A Comscore usa cookies?
Não. Esse é um ponto superdelicado e a empresa, por ter insistido na metodologia tradicional de painel, é algo excelente considerando as regras de privacidade.
Nesse caso, como a Comscore está se adequando à Lei Geral de Proteção de Dados, que entra em vigor este ano no Brasil?
Já enfrentamos essa situação nos vários mercados em que atuamos. A Comscore já é 100% compatível na Europa. E bem avançada para as regras da Califórnia, nos EUA, e da China. A ideia é trazer tudo que foi construído lá fora para o Brasil. Claro, validando com o time legal. Esse business é muito delicado. Caso não fosse assim, a Comscore não existiria.
Quais são os policies já utilizados?
Por exemplo, a Comscore não mensura nada em mobile de pessoas abaixo dos 18 anos. E isso ocorre globalmente há 10 anos. Não importa se a regra é mais frouxa em algum lugar. Esse comportamento faz parte da metodologia. E da cultura. Por esta razão, a Comscore está confortável em relação à LGPD. Também a empresa não abre nenhum dado sensível ou identificável do painel.
Qual é o investimento em digital no Brasil?
Cerca de R$ 20 bilhões em 2020. Usamos a métrica AdSpend do IAB. Mas há desafios como games e podcast. No caso dos games, a Comscore trabalha com várias multinacionais do ramo. Uma marca pode interromper o jogo para veicular sua publicidade, que é mais fácil, mas a evolução é que as marcas estejam presentes durante a utilização.
E o áudio com o fenômeno global dos podcasts?

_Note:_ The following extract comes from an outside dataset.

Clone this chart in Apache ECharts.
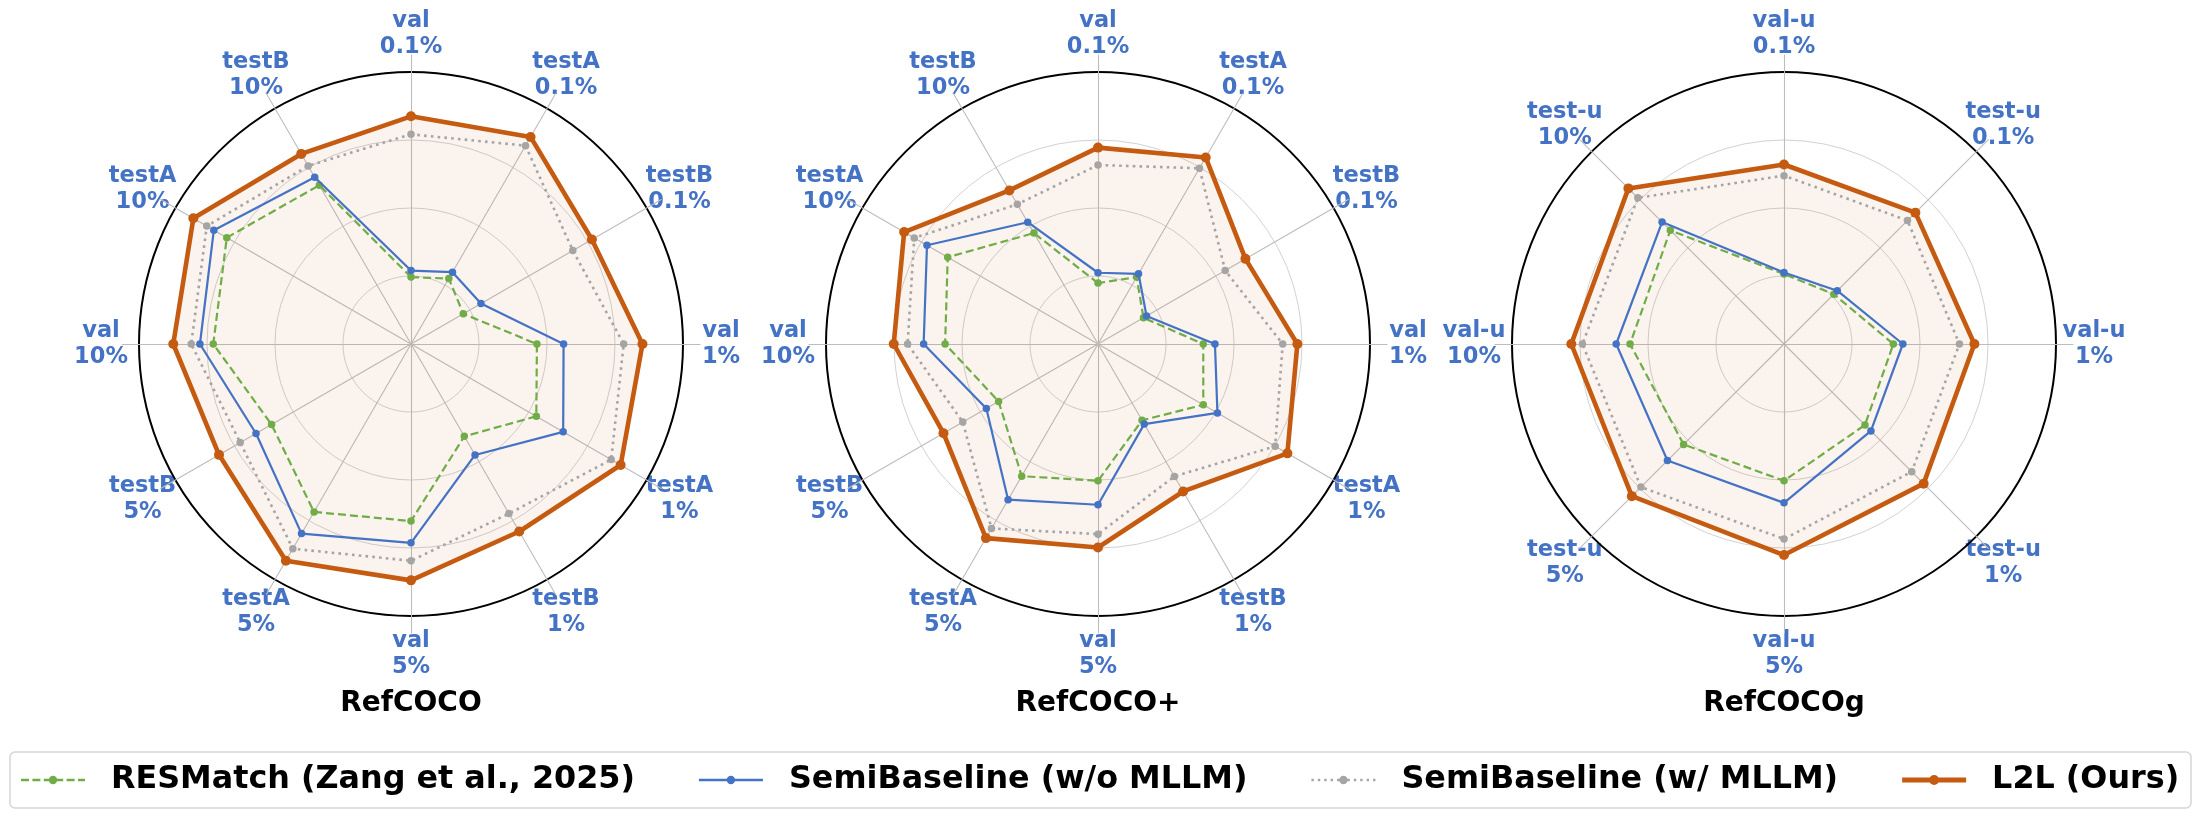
<!DOCTYPE html>
<html><head><meta charset="utf-8">
<script src="https://cdn.jsdelivr.net/npm/echarts@6/dist/echarts.min.js"></script>
<style>html,body{margin:0;padding:0;background:#fff}#c{width:2200px;height:817px}</style>
</head><body><div id="c"></div>
<script>
// ---------------- data ----------------
const seriesNames = ['RESMatch (Zang et al., 2025)', 'SemiBaseline (w/o MLLM)', 'SemiBaseline (w/ MLLM)', 'L2L (Ours)'];
const titles = ['RefCOCO', 'RefCOCO+', 'RefCOCOg'];

const refcocoCats = ['val 0.1%', 'testA 0.1%', 'testB 0.1%', 'val 1%', 'testA 1%', 'testB 1%', 'val 5%', 'testA 5%', 'testB 5%', 'val 10%', 'testA 10%', 'testB 10%'];
const refcocoPlusCats = ['val 0.1%', 'testA 0.1%', 'testB 0.1%', 'val 1%', 'testA 1%', 'testB 1%', 'val 5%', 'testA 5%', 'testB 5%', 'val 10%', 'testA 10%', 'testB 10%'];
const refcocogCats = ['val-u 0.1%', 'test-u 0.1%', 'val-u 1%', 'test-u 1%', 'val-u 5%', 'test-u 5%', 'val-u 10%', 'test-u 10%'];

// normalised radial scores (0-100)
const refcocoRESMatch = [24.6, 27.8, 22.2, 46.3, 53.2, 39.2, 65.1, 71.3, 59.2, 72.7, 78.2, 67.4];
const refcocoSemiWo   = [27.0, 30.5, 29.7, 56.1, 64.6, 47.1, 73.1, 80.5, 65.8, 77.6, 83.7, 70.8];
const refcocoSemiW    = [77.1, 84.2, 68.7, 78.2, 85.0, 72.0, 79.7, 86.9, 72.5, 80.8, 86.7, 75.6];
const refcocoL2L      = [83.7, 87.9, 76.8, 85.1, 89.0, 79.6, 86.9, 92.0, 81.5, 87.4, 92.4, 80.7];

const refcocoPlusRESMatch = [22.4, 28.4, 19.3, 38.7, 44.7, 32.4, 50.3, 56.1, 42.2, 56.2, 63.8, 47.1];
const refcocoPlusSemiWo   = [26.2, 29.8, 20.6, 43.0, 50.7, 34.0, 59.1, 66.1, 47.4, 64.1, 72.6, 51.7];
const refcocoPlusSemiW    = [65.8, 74.6, 54.0, 67.9, 75.2, 56.2, 69.9, 78.3, 57.4, 70.0, 78.0, 59.3];
const refcocoPlusL2L      = [72.2, 79.2, 62.6, 73.3, 80.4, 62.6, 74.8, 82.4, 65.6, 75.1, 82.3, 65.2];

const refcocogRESMatch = [25.7, 25.9, 40.2, 42.1, 50.3, 52.2, 56.6, 59.1];
const refcocogSemiWo   = [26.3, 27.7, 43.7, 45.2, 58.4, 60.6, 61.7, 63.4];
const refcocogSemiW    = [61.9, 64.2, 64.5, 66.4, 71.7, 74.4, 74.1, 76.0];
const refcocogL2L      = [66.0, 68.3, 70.0, 72.6, 77.6, 79.1, 78.2, 80.9];

// ---------------- layout / style ----------------
const FONT = '"DejaVu Sans", sans-serif';
const centersX = [411, 1098, 1784];
const centerY = 344;
const R = 272, spokeR = 289, labelR = 310;
const colors = ['#70ad47', '#4472c4', '#a5a5a5', '#c55a11'];

const panels = [
  {cats: refcocoCats, vals: [refcocoRESMatch, refcocoSemiWo, refcocoSemiW, refcocoL2L]},
  {cats: refcocoPlusCats, vals: [refcocoPlusRESMatch, refcocoPlusSemiWo, refcocoPlusSemiW, refcocoPlusL2L]},
  {cats: refcocogCats, vals: [refcocogRESMatch, refcocogSemiWo, refcocogSemiW, refcocogL2L]}
];

// ECharts radar runs counter-clockwise; reorder so the picture runs clockwise
const cw = a => [a[0], ...a.slice(1).reverse()];

const radars = [], series = [], graphics = [];
panels.forEach((p, k) => {
  const ind = p.cats.map(() => ({name: '', min: 0, max: 100}));
  const base = {center: [centersX[k], centerY], shape: 'circle', startAngle: 90,
    indicator: ind, axisName: {show: false}, splitArea: {show: false}};
  // spokes
  radars.push(Object.assign({}, base, {radius: spokeR, splitNumber: 4,
    axisLine: {show: true, lineStyle: {color: '#bdbdbd', width: 1.1}},
    splitLine: {show: false}}));
  // data radar with grid rings
  radars.push(Object.assign({}, base, {radius: R, splitNumber: 4,
    axisLine: {show: false},
    splitLine: {show: true, lineStyle: {color: '#d2d2d2', width: 1}}}));
  // outer black ring
  radars.push(Object.assign({}, base, {radius: R, splitNumber: 1,
    axisLine: {show: false},
    splitLine: {show: true, lineStyle: {color: '#000', width: 2}}}));
  const ri = 3 * k + 1;
  // fill of L2L under everything
  series.push({type: 'radar', radarIndex: ri, name: 'L2L fill', symbol: 'none', silent: true, z: 1,
    lineStyle: {width: 0, opacity: 0},
    areaStyle: {color: 'rgba(197,90,17,0.10)'},
    data: [{name: 'L2L fill', value: cw(p.vals[3])}]});
  const styles = [
    {lineStyle: {color: colors[0], width: 2.2, type: [8, 4]}, symbolSize: 7.5},
    {lineStyle: {color: colors[1], width: 2.2, type: 'solid'}, symbolSize: 7.5},
    {lineStyle: {color: colors[2], width: 2.6, type: [2.6, 4.2]}, symbolSize: 7.5},
    {lineStyle: {color: colors[3], width: 4.6, type: 'solid'}, symbolSize: 10}
  ];
  seriesNames.forEach((n, s) => {
    series.push({type: 'radar', radarIndex: ri, name: n, symbol: 'circle', z: 2 + s,
      symbolSize: styles[s].symbolSize, lineStyle: styles[s].lineStyle,
      itemStyle: {color: colors[s], borderWidth: 0},
      data: [{name: n, value: cw(p.vals[s])}]});
  });
  // axis labels, clockwise from the top
  p.cats.forEach((c, i) => {
    const th = i * 2 * Math.PI / p.cats.length;
    graphics.push({type: 'text', silent: true,
      x: centersX[k] + labelR * Math.sin(th), y: centerY - labelR * Math.cos(th),
      style: {text: c.replace(' ', '\n'), align: 'center', verticalAlign: 'middle',
        textAlign: 'center', textVerticalAlign: 'middle',
        font: 'bold 22.5px ' + FONT, fill: '#4472c4', lineHeight: 26}});
  });
});

// legend frame
graphics.push({type: 'rect', z: 0, silent: true,
  shape: {x: 10, y: 752, width: 2181, height: 56, r: 5},
  style: {fill: '#fff', stroke: '#d6d6d6', lineWidth: 1.5}});

// legend handles drawn in a 64 x 10 box
const corners = 'M0,0h0.01v0.01h-0.01Z M63.99,9.99h0.01v0.01h-0.01Z ';
const circ = r => `M${32 - r},5A${r},${r} 0 1,1 ${32 + r},5A${r},${r} 0 1,1 ${32 - r},5Z`;
const seg = (x0, x1, t) => `M${x0},${5 - t / 2}H${x1}V${5 + t / 2}H${x0}Z`;
const icons = [
  'path://' + corners + [[0, 8], [11.4, 19.4], [22.8, 30.8], [34.2, 42.2], [45.6, 53.6], [57, 64]].map(d => seg(d[0], d[1], 2.7)).join(' ') + ' ' + circ(4.2),
  'path://' + corners + seg(0, 64, 2.7) + ' ' + circ(4.2),
  'path://' + corners + [0, 6.4, 12.8, 19.2, 25.6, 36, 42.4, 48.8, 55.2, 61.6].map(x => seg(x, x + 2.4, 2.4)).join(' ') + ' ' + circ(4.2),
  'path://' + seg(0, 64, 4.8) + ' ' + circ(5)
];

const option = {
  backgroundColor: '#fff',
  animation: false,
  title: titles.map((t, k) => ({text: t, left: centersX[k], top: 690, textAlign: 'center', padding: 0,
    textStyle: {fontFamily: FONT, fontWeight: 'bold', fontSize: 28, color: '#000'}})),
  legend: {
    left: 16, top: 757, itemWidth: 64, itemHeight: 10, itemGap: 64, selectedMode: false, z: 10,
    textStyle: {fontFamily: FONT, fontWeight: 'bold', fontSize: 31.8, color: '#000', padding: [0, 0, 0, 21], lineHeight: 36},
    data: seriesNames.map((n, i) => ({name: n, icon: icons[i], itemStyle: {color: colors[i], borderWidth: 0, opacity: 1}}))
  },
  radar: radars,
  series: series,
  graphic: graphics
};
const chart = echarts.init(document.getElementById('c'), null, {renderer: 'canvas'});
chart.setOption(option);
</script></body></html>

É um potencial maravilhoso que a Comscore já vem estudando há mais de um ano. Nos Estados Unidos, está em desenvolvimento uma métrica de mensuração desses dados. Ainda é cedo para que essa oferta seja feita e talvez só ocorra depois de 2020. O podcast não é apenas ao vivo. Muitos usuários fazem download. O mundo mobile é complexo, disruptivo e desafiador.